Student funds boss ‘out to build trust’
• New system intended to curb fraud and corruption
Steven Zwane, the newly appointed National Student Financial Aid Scheme (NSFAS) CEO, has embarked on a charm offensive with vice-chancellors and student organisations to build confidence in the scheme.
In 2017, the NSFAS started introducing its new “studentcentred” model, cutting out universities and colleges as middlemen as the scheme took over the processing of applications.
This was intended to curb fraud and corruption, which in the past had led to students and university officials colluding to manipulate students’ funding needs by misrepresenting their information. The result was that the scheme was unable to determine who was truly eligible for its funding.
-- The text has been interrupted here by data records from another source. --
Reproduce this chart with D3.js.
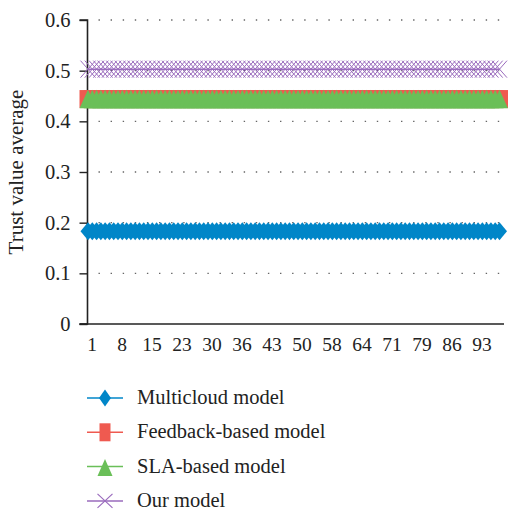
<!DOCTYPE html>
<html>
<head>
<meta charset="utf-8">
<script src="https://cdn.jsdelivr.net/npm/d3@7"></script>
<style>
  html, body { margin: 0; padding: 0; background: #fff; }
  svg { display: block; }
</style>
</head>
<body>
<svg id="chart" width="508" height="512" font-family="'Liberation Serif', serif"></svg>
<script>
// Trust value average per run, for each of the four models
const multicloud = [
  0.183,0.183,0.183,0.183,0.183,0.183,0.183,0.183,0.183,0.183,
  0.183,0.183,0.183,0.183,0.183,0.183,0.183,0.183,0.183,0.183,
  0.183,0.183,0.183,0.183,0.183,0.183,0.183,0.183,0.183,0.183,
  0.183,0.183,0.183,0.183,0.183,0.183,0.183,0.183,0.183,0.183,
  0.183,0.183,0.183,0.183,0.183,0.183,0.183,0.183,0.183,0.183,
  0.183,0.183,0.183,0.183,0.183,0.183,0.183,0.183,0.183,0.183,
  0.183,0.183,0.183,0.183,0.183,0.183,0.183,0.183,0.183,0.183,
  0.183,0.183,0.183,0.183,0.183,0.183,0.183,0.183,0.183,0.183,
  0.183,0.183,0.183,0.183,0.183,0.183,0.183,0.183,0.183,0.183,
  0.183,0.183,0.183,0.183,0.183,0.183,0.183
];
const feedbackBased = [
  0.444,0.444,0.444,0.444,0.444,0.444,0.444,0.444,0.444,0.444,
  0.444,0.444,0.444,0.444,0.444,0.444,0.444,0.444,0.444,0.444,
  0.444,0.444,0.444,0.444,0.444,0.444,0.444,0.444,0.444,0.444,
  0.444,0.444,0.444,0.444,0.444,0.444,0.444,0.444,0.444,0.444,
  0.444,0.444,0.444,0.444,0.444,0.444,0.444,0.444,0.444,0.444,
  0.444,0.444,0.444,0.444,0.444,0.444,0.444,0.444,0.444,0.444,
  0.444,0.444,0.444,0.444,0.444,0.444,0.444,0.444,0.444,0.444,
  0.444,0.444,0.444,0.444,0.444,0.444,0.444,0.444,0.444,0.444,
  0.444,0.444,0.444,0.444,0.444,0.444,0.444,0.444,0.444,0.444,
  0.444,0.444,0.444,0.444,0.444,0.444,0.444
];
const slaBased = [
  0.444,0.444,0.444,0.444,0.444,0.444,0.444,0.444,0.444,0.444,
  0.444,0.444,0.444,0.444,0.444,0.444,0.444,0.444,0.444,0.444,
  0.444,0.444,0.444,0.444,0.444,0.444,0.444,0.444,0.444,0.444,
  0.444,0.444,0.444,0.444,0.444,0.444,0.444,0.444,0.444,0.444,
  0.444,0.444,0.444,0.444,0.444,0.444,0.444,0.444,0.444,0.444,
  0.444,0.444,0.444,0.444,0.444,0.444,0.444,0.444,0.444,0.444,
  0.444,0.444,0.444,0.444,0.444,0.444,0.444,0.444,0.444,0.444,
  0.444,0.444,0.444,0.444,0.444,0.444,0.444,0.444,0.444,0.444,
  0.444,0.444,0.444,0.444,0.444,0.444,0.444,0.444,0.444,0.444,
  0.444,0.444,0.444,0.444,0.444,0.444,0.444
];
const ourModel = [
  0.503,0.503,0.503,0.503,0.503,0.503,0.503,0.503,0.503,0.503,
  0.503,0.503,0.503,0.503,0.503,0.503,0.503,0.503,0.503,0.503,
  0.503,0.503,0.503,0.503,0.503,0.503,0.503,0.503,0.503,0.503,
  0.503,0.503,0.503,0.503,0.503,0.503,0.503,0.503,0.503,0.503,
  0.503,0.503,0.503,0.503,0.503,0.503,0.503,0.503,0.503,0.503,
  0.503,0.503,0.503,0.503,0.503,0.503,0.503,0.503,0.503,0.503,
  0.503,0.503,0.503,0.503,0.503,0.503,0.503,0.503,0.503,0.503,
  0.503,0.503,0.503,0.503,0.503,0.503,0.503,0.503,0.503,0.503,
  0.503,0.503,0.503,0.503,0.503,0.503,0.503,0.503,0.503,0.503,
  0.503,0.503,0.503,0.503,0.503,0.503,0.503
];

// Category axis labels (shown every 7th run)
const xTickIndex  = [0, 7, 14, 21, 28, 35, 42, 49, 56, 63, 70, 77, 84, 91];
const xTickLabels = ["1","8","15","23","30","36","43","50","58","64","71","79","86","93"];
const yTicks = [0, 0.1, 0.2, 0.3, 0.4, 0.5, 0.6];

const seriesNames = ["Multicloud model", "Feedback-based model", "SLA-based model", "Our model"];
const seriesColors = ["#0086c8", "#ef5a50", "#6abf58", "#9a6bbd"];
const seriesShapes = ["diamond", "square", "triangle", "cross"];
const seriesValues = [multicloud, feedbackBased, slaBased, ourModel];

const FONT = "'Liberation Serif', serif";
const svg = d3.select("#chart");
const plot = { left: 87.5, right: 504, top: 20, bottom: 324 };

const x = d3.scaleLinear()
  .domain([0, multicloud.length - 1])
  .range([88, 499.5]);
const y = d3.scaleLinear()
  .domain([0, 0.6])
  .range([plot.bottom, plot.top]);

// dotted horizontal grid
svg.append("g")
  .selectAll("line")
  .data(yTicks.filter(v => v > 0))
  .join("line")
  .attr("x1", plot.left + 11)
  .attr("x2", plot.right)
  .attr("y1", d => y(d))
  .attr("y2", d => y(d))
  .attr("stroke", "#666")
  .attr("stroke-width", 1.4)
  .attr("stroke-dasharray", "1.4,10.7");

// y axis
const yAxis = svg.append("g")
  .attr("transform", `translate(${plot.left},0)`)
  .call(d3.axisLeft(y).tickValues(yTicks).tickSize(8).tickPadding(9)
    .tickFormat(d => d === 0 ? "0" : d3.format(".1f")(d)));
yAxis.attr("font-family", FONT);
yAxis.select(".domain").attr("stroke", "#222").attr("stroke-width", 1.6)
  .attr("d", `M-8,${plot.bottom}H0V${plot.top}H-8`);
yAxis.selectAll(".tick line").attr("stroke", "#222").attr("stroke-width", 1.4);
yAxis.selectAll(".tick text").attr("font-size", 20.5).attr("fill", "#222")
  .attr("font-family", FONT);

// x axis
const xAxis = svg.append("g")
  .attr("transform", `translate(0,${plot.bottom})`)
  .call(d3.axisBottom(x).tickValues(xTickIndex).tickSize(0).tickPadding(13)
    .tickFormat((d, i) => xTickLabels[i]));
xAxis.attr("font-family", FONT);
xAxis.select(".domain").attr("stroke", "#222").attr("stroke-width", 1.6)
  .attr("d", `M${plot.left - 8},0H${plot.right}`);
xAxis.selectAll(".tick text").attr("font-size", 19.5).attr("fill", "#222")
  .attr("dx", 3.5).attr("font-family", FONT);

// y axis title
svg.append("text")
  .attr("transform", `translate(23,172) rotate(-90)`)
  .attr("text-anchor", "middle")
  .attr("font-family", FONT)
  .attr("font-size", 21)
  .attr("fill", "#222")
  .text("Trust value average");

// marker path generators
function markerPath(shape, w, h) {
  const a = w / 2, b = h / 2;
  switch (shape) {
    case "diamond": return `M0,${-b}L${a},0L0,${b}L${-a},0Z`;
    case "square": return `M${-a},${-b}H${a}V${b}H${-a}Z`;
    case "triangle": return `M0,${-b}L${a},${b}L${-a},${b}Z`;
    case "cross": return `M${-a},${-b}L${a},${b}M${-a},${b}L${a},${-b}`;
  }
}
const chartMarkerSize = {
  diamond: [15, 18], square: [17, 18], triangle: [17, 18.5], cross: [15, 17]
};

const line = d3.line().x((d, i) => x(i)).y(d => y(d));

seriesValues.forEach((vals, s) => {
  const g = svg.append("g");
  const color = seriesColors[s];
  const shape = seriesShapes[s];
  g.append("path")
    .datum(vals)
    .attr("d", line)
    .attr("fill", "none")
    .attr("stroke", color)
    .attr("stroke-width", 1.5);
  const [w, h] = chartMarkerSize[shape];
  g.selectAll("path.m")
    .data(vals)
    .join("path")
    .attr("class", "m")
    .attr("transform", (d, i) => `translate(${x(i)},${y(d)})`)
    .attr("d", markerPath(shape, w, h))
    .attr("fill", shape === "cross" ? "none" : color)
    .attr("stroke", color)
    .attr("stroke-width", shape === "cross" ? 1 : 0);
});

// legend
const legendMarkerSize = {
  diamond: [12, 17], square: [11, 18], triangle: [15, 17], cross: [15, 14]
};
const legend = svg.append("g");
seriesNames.forEach((name, s) => {
  const ly = 398 + s * 34.3;
  const color = seriesColors[s];
  const shape = seriesShapes[s];
  const [w, h] = legendMarkerSize[shape];
  legend.append("line")
    .attr("x1", 87).attr("x2", 123)
    .attr("y1", ly).attr("y2", ly)
    .attr("stroke", color).attr("stroke-width", 1.5);
  legend.append("path")
    .attr("transform", `translate(105,${shape === "triangle" ? ly + 1 : ly})`)
    .attr("d", markerPath(shape, w, h))
    .attr("fill", shape === "cross" ? "none" : color)
    .attr("stroke", color)
    .attr("stroke-width", shape === "cross" ? 1.2 : 0);
  legend.append("text")
    .attr("x", 137).attr("y", ly)
    .attr("dy", "0.3em")
    .attr("font-family", FONT)
    .attr("font-size", 20.5)
    .attr("fill", "#222")
    .text(name);
});
</script>
</body>
</html>
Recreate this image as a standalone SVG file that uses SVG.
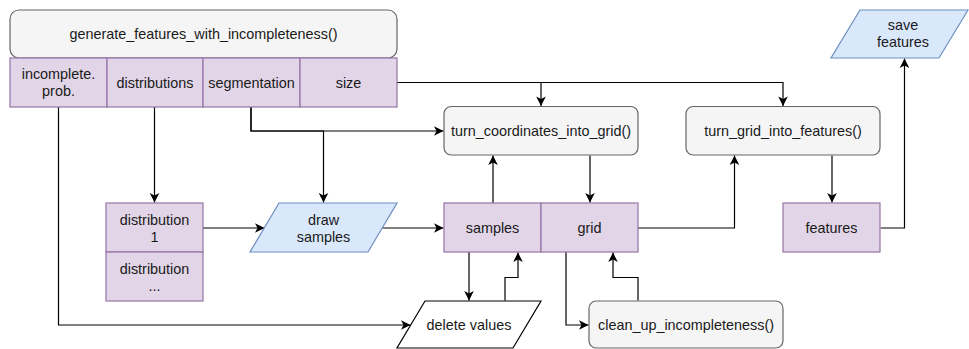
<svg xmlns="http://www.w3.org/2000/svg" width="969" height="349" viewBox="0 0 969 349">
  <defs>
    <style>
      text { font-family: "Liberation Sans", Arial, Helvetica, sans-serif; font-size: 14.4px; fill: #1a1a1a; text-anchor: middle; }
      .proc { fill: #f5f5f5; stroke: #666666; stroke-width: 1.2; }
      .data { fill: #e1d5e7; stroke: #9673a6; stroke-width: 1.2; }
      .io { fill: #dae8fc; stroke: #6c8ebf; stroke-width: 1.2; }
      .plain { fill: #ffffff; stroke: #000000; stroke-width: 1.2; }
      .edge { fill: none; stroke: #000000; stroke-width: 1.2; marker-end: url(#arrow); }
    </style>
    <marker id="arrow" markerUnits="userSpaceOnUse" viewBox="-10 -6 11 12" refX="0" refY="0" markerWidth="11" markerHeight="12" orient="auto">
      <path d="M-9.5,-4.8 L0,0 L-9.5,4.8 L-7,0 Z" fill="#000000"/>
    </marker>
  </defs>

  <!-- connectors -->
  <g id="connectors">
    <path class="edge" d="M397,82.5 H541 V106"/>
    <path class="edge" d="M397,82.5 H783 V106"/>
    <path class="edge" d="M251,107 V131 H443.5"/>
    <path class="edge" d="M251,107 V131 H323.5 V202.5"/>
    <path class="edge" d="M154.5,107 V202.5"/>
    <path class="edge" d="M58.5,107 V325 H410.5"/>
    <path class="edge" d="M203,228 H264.5"/>
    <path class="edge" d="M382.5,228 H443.5"/>
    <path class="edge" d="M493,203 V155.5"/>
    <path class="edge" d="M590,155.5 V202.5"/>
    <path class="edge" d="M638,228 H734.5 V155.5"/>
    <path class="edge" d="M832,155.5 V202.5"/>
    <path class="edge" d="M880.5,228 H904.5 V58.5"/>
    <path class="edge" d="M469,252 V300.5"/>
    <path class="edge" d="M505,300.5 V277.5 H518 V252.5"/>
    <path class="edge" d="M566,252 V325 H588.5"/>
    <path class="edge" d="M638,300.5 V277.5 H613 V252.5"/>
  </g>

  <!-- top entry block with its parameters -->
  <g id="generate">
    <rect class="proc" x="10" y="10" width="387" height="48" rx="9"/>
    <text x="203.5" y="39">generate_features_with_incompleteness()</text>
  </g>
  <g id="param-incomplete">
    <rect class="data" x="10" y="58" width="97" height="49"/>
    <text x="58.5" y="79">incomplete.</text>
    <text x="58.5" y="96">prob.</text>
  </g>
  <g id="param-distributions">
    <rect class="data" x="107" y="58" width="96" height="49"/>
    <text x="155" y="87.5">distributions</text>
  </g>
  <g id="param-segmentation">
    <rect class="data" x="203" y="58" width="97" height="49"/>
    <text x="251.5" y="87.5">segmentation</text>
  </g>
  <g id="param-size">
    <rect class="data" x="300" y="58" width="97" height="49"/>
    <text x="348.5" y="87.5">size</text>
  </g>

  <!-- distributions list -->
  <g id="distribution-1">
    <rect class="data" x="106" y="203" width="97" height="49"/>
    <text x="154.5" y="224.5">distribution</text>
    <text x="154.5" y="241.5">1</text>
  </g>
  <g id="distribution-n">
    <rect class="data" x="106" y="252" width="97" height="49"/>
    <text x="154.5" y="273.5">distribution</text>
    <text x="154.5" y="290.5">...</text>
  </g>

  <g id="draw-samples">
    <polygon class="io" points="279,203 397,203 368,252 250,252"/>
    <text x="323.5" y="224.5">draw</text>
    <text x="323.5" y="241.5">samples</text>
  </g>

  <g id="samples">
    <rect class="data" x="444" y="203" width="97" height="49"/>
    <text x="492.5" y="233">samples</text>
  </g>
  <g id="grid">
    <rect class="data" x="541" y="203" width="97" height="49"/>
    <text x="589.5" y="233">grid</text>
  </g>

  <g id="turn-coordinates">
    <rect class="proc" x="444" y="106.5" width="194" height="48.5" rx="7.2"/>
    <text x="541" y="136">turn_coordinates_into_grid()</text>
  </g>

  <g id="turn-grid">
    <rect class="proc" x="686" y="106.5" width="194" height="48.5" rx="7.2"/>
    <text x="783" y="136">turn_grid_into_features()</text>
  </g>

  <g id="features">
    <rect class="data" x="783" y="203" width="97" height="49"/>
    <text x="831.5" y="233">features</text>
  </g>

  <g id="save-features">
    <polygon class="io" points="860,10 968,10 939,58 831,58"/>
    <text x="903" y="30">save</text>
    <text x="903" y="47">features</text>
  </g>

  <g id="delete-values">
    <polygon class="plain" points="425,301 541,301 513,348 397,348"/>
    <text x="469" y="330">delete values</text>
  </g>

  <g id="clean-up">
    <rect class="proc" x="589" y="301" width="194" height="47" rx="7.2"/>
    <text x="686" y="330">clean_up_incompleteness()</text>
  </g>
</svg>
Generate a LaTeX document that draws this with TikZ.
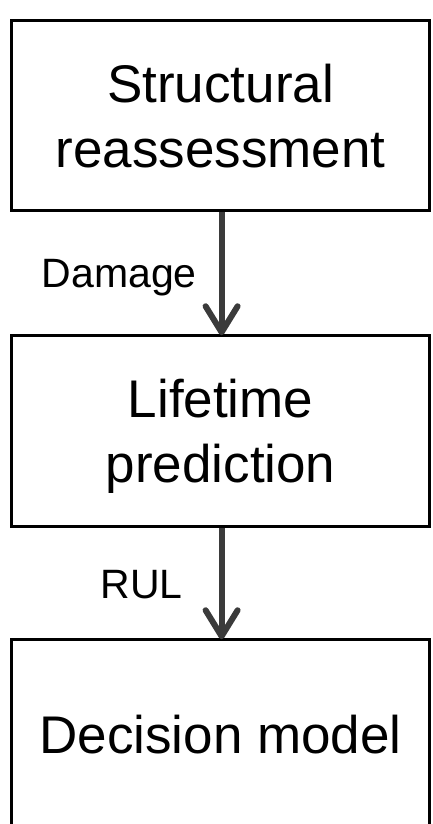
\documentclass[tikz,border=0pt]{standalone}
\usepackage{fontspec}
\setmainfont{Liberation Sans}
\usetikzlibrary{arrows.meta}
\definecolor{arrowgray}{HTML}{3B3B3B}
\tikzset{
  stagebox/.style={draw=black, line width=3.5pt, rectangle, inner sep=0pt,
    minimum width=418pt, align=center, font=\fontsize{53}{65}\selectfont,
    text depth=0pt},
  flowarrow/.style={draw=arrowgray, line width=6pt,
    -{Straight Barb[length=26pt, width=32pt, line cap=round, line join=round]}},
  flowlabel/.style={inner sep=0pt, anchor=base east, font=\fontsize{41}{48}\selectfont}
}
\begin{document}
\begin{tikzpicture}[x=1pt, y=-1pt]
\useasboundingbox (0,0) rectangle (433,824);
\node[stagebox, minimum height=190pt] (b1) at (220.6,115.5) {Structural\\reassessment};
\node[stagebox, minimum height=191pt] (b2) at (220.6,431) {Lifetime\\prediction};
\node[stagebox, minimum height=201pt, text height=38pt, text depth=11.5pt] (b3) at (220.6,740) {Decision model};
\draw[flowarrow] ([xshift=1pt]b1.south) -- ([xshift=1pt,yshift=-1.5pt]b2.north);
\draw[flowarrow] ([xshift=1pt]b2.south) -- ([xshift=1pt,yshift=-1.5pt]b3.north);
\node[flowlabel] (dmg) at (197,287) {Damage};
\node[flowlabel] (rul) at (183,598) {RUL};
\end{tikzpicture}
\end{document}
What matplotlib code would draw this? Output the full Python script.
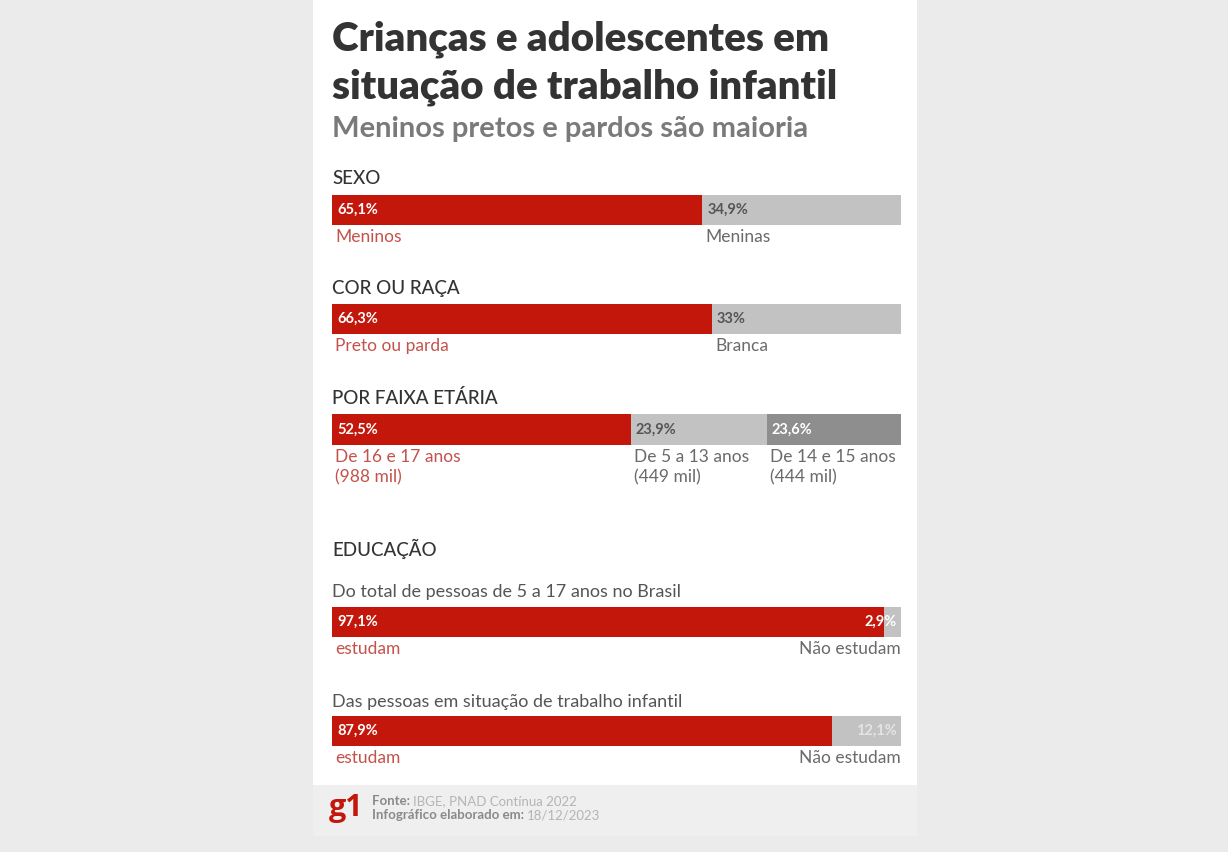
import matplotlib

matplotlib.use("Agg")

import matplotlib.pyplot as plt  # noqa: E402
from matplotlib.patches import Rectangle  # noqa: E402

W, H = 1228, 852

RED = "#c4170c"
LIGHT_GRAY = "#c2c2c2"
DARK_GRAY = "#8e8e8e"
INK = "#333333"

plt.rcParams.update({
    "font.family": ["Lato", "DejaVu Sans"],
})

# Dados: PNAD Contínua 2022
sexo_labels = ["Meninos", "Meninas"]
sexo_values = [65.1, 34.9]

raca_labels = ["Preto ou parda", "Branca"]
raca_values = [66.3, 33.0]

idade_labels = ["De 16 e 17 anos\n(988 mil)", "De 5 a 13 anos\n(449 mil)", "De 14 e 15 anos\n(444 mil)"]
idade_values = [52.5, 23.9, 23.6]

edu_labels = ["estudam", "Não estudam"]
edu_total_values = [97.1, 2.9]
edu_trabalho_values = [87.9, 12.1]


def fx(px):
    return px / W


def fy(py):
    return 1 - py / H


def pct(v):
    s = f"{v:.1f}".rstrip("0").rstrip(".")
    return s.replace(".", ",") + "%"


fig = plt.figure(figsize=(W / 100, H / 100), dpi=100)
fig.patch.set_facecolor("#ebebeb")
fig.patches.append(Rectangle((fx(313), fy(785)), fx(917) - fx(313), fy(0) - fy(785),
                             transform=fig.transFigure, facecolor="white", edgecolor="none", zorder=-2))
fig.patches.append(Rectangle((fx(313), fy(836)), fx(917) - fx(313), fy(785) - fy(836),
                             transform=fig.transFigure, facecolor="#efefef", edgecolor="none", zorder=-2))

X0, X1 = 332, 901


def text(x, y, s, **kw):
    kw.setdefault("va", "baseline")
    kw.setdefault("ha", "left")
    return fig.text(fx(x), fy(y), s, **kw)


text(X0, 50, "Crianças e adolescentes em", fontsize=29, fontweight="heavy", color=INK)
text(X0, 99, "situação de trabalho infantil", fontsize=29, fontweight="heavy", color=INK)
text(X0, 137, "Meninos pretos e pardos são maioria", fontsize=21, fontweight="bold", color="#7a7a7a")

VALUE_SIZE = 10.5
LABEL_SIZE = 12.5


def stacked_bar(top, bottom, values, colors, labels, label_colors, value_colors,
                right_last=False):
    ax = fig.add_axes([fx(X0), fy(bottom), fx(X1) - fx(X0), fy(top) - fy(bottom)])
    lefts = [sum(values[:i]) for i in range(len(values))]
    ax.barh(0, values, left=lefts, height=1.0, color=colors, linewidth=0)
    ax.set_xlim(0, sum(values))
    ax.set_ylim(-0.5, 0.5)
    ax.axis("off")
    for i, (left, v) in enumerate(zip(lefts, values)):
        last = right_last and i == len(values) - 1
        if last:
            ax.annotate(pct(v), xy=(left + v, 0), xytext=(-4, 0), textcoords="offset pixels",
                        ha="right", va="center", fontsize=VALUE_SIZE, fontweight="bold",
                        color=value_colors[i], annotation_clip=False)
            ax.annotate(labels[i], xy=(left + v, -0.5), xytext=(0, -4), textcoords="offset pixels",
                        ha="right", va="top", fontsize=LABEL_SIZE,
                        color=label_colors[i], annotation_clip=False)
        else:
            ax.annotate(pct(v), xy=(left, 0), xytext=(5, 0), textcoords="offset pixels",
                        ha="left", va="center", fontsize=VALUE_SIZE, fontweight="bold",
                        color=value_colors[i], annotation_clip=False)
            ax.annotate(labels[i], xy=(left, -0.5), xytext=(3, -4), textcoords="offset pixels",
                        ha="left", va="top", fontsize=LABEL_SIZE,
                        color=label_colors[i], linespacing=1.3, annotation_clip=False)
    return ax


LABEL_RED = "#c4524b"
LABEL_GRAY = "#6a6a6a"
HEAD = dict(fontsize=13.5, fontweight="medium", color=INK)

text(X0, 184, "SEXO", **HEAD)
stacked_bar(195, 225, sexo_values, [RED, LIGHT_GRAY], sexo_labels,
            [LABEL_RED, LABEL_GRAY], ["white", "#555555"])

text(X0, 294, "COR OU RAÇA", **HEAD)
stacked_bar(304, 334, raca_values, [RED, LIGHT_GRAY], raca_labels,
            [LABEL_RED, LABEL_GRAY], ["white", "#555555"])

text(X0, 404, "POR FAIXA ETÁRIA", **HEAD)
stacked_bar(414, 445, idade_values, [RED, LIGHT_GRAY, DARK_GRAY], idade_labels,
            [LABEL_RED, LABEL_GRAY, LABEL_GRAY], ["white", "#555555", "white"])

text(X0, 556, "EDUCAÇÃO", **HEAD)
text(X0, 597, "Do total de pessoas de 5 a 17 anos no Brasil", fontsize=13, color="#555555")
stacked_bar(607, 637, edu_total_values, [RED, LIGHT_GRAY], edu_labels,
            [LABEL_RED, LABEL_GRAY], ["white", "white"], right_last=True)

text(X0, 707, "Das pessoas em situação de trabalho infantil", fontsize=13, color="#555555")
stacked_bar(716, 746, edu_trabalho_values, [RED, LIGHT_GRAY], edu_labels,
            [LABEL_RED, LABEL_GRAY], ["white", "#e4e4e4"], right_last=True)

# rodapé
text(X0 - 3, 816, "g1", fontsize=22, fontweight="bold", color="#c4170c", family="Open Sans")
renderer = fig.canvas.get_renderer()
for y, bold, rest in [(805, "Fonte: ", "IBGE, PNAD Contínua 2022"),
                      (819, "Infográfico elaborado em: ", "18/12/2023")]:
    t = text(372, y, bold, fontsize=9.5, fontweight="bold", color="#8a8a8a")
    bb = t.get_window_extent(renderer)
    fig.text(bb.x1 / W, fy(y), rest, fontsize=9.5, color="#b5b5b5", va="baseline")

fig.savefig("out.png", dpi=100, facecolor=fig.get_facecolor())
Zwane’s three-year contract began on September 1.
He starts his term at a time when the NSFAS has opened applications for the 2018 academic year that are due to close at the end of November.
He takes over from Msulwa Daca, who resigned in January.
One of the NSFAS’s core challenges is juggling large demand for its funding amid constrained allocations made to it by the government.
Zwane said on Wednesday that, in meeting with vicechancellors and student formations, he wanted to improve relationship management.
NSFAS chairman Sizwe Nxasana advocated the new model in 2016, saying it would ease the administrative burden and, it was hoped, reduce delays in providing funds to students.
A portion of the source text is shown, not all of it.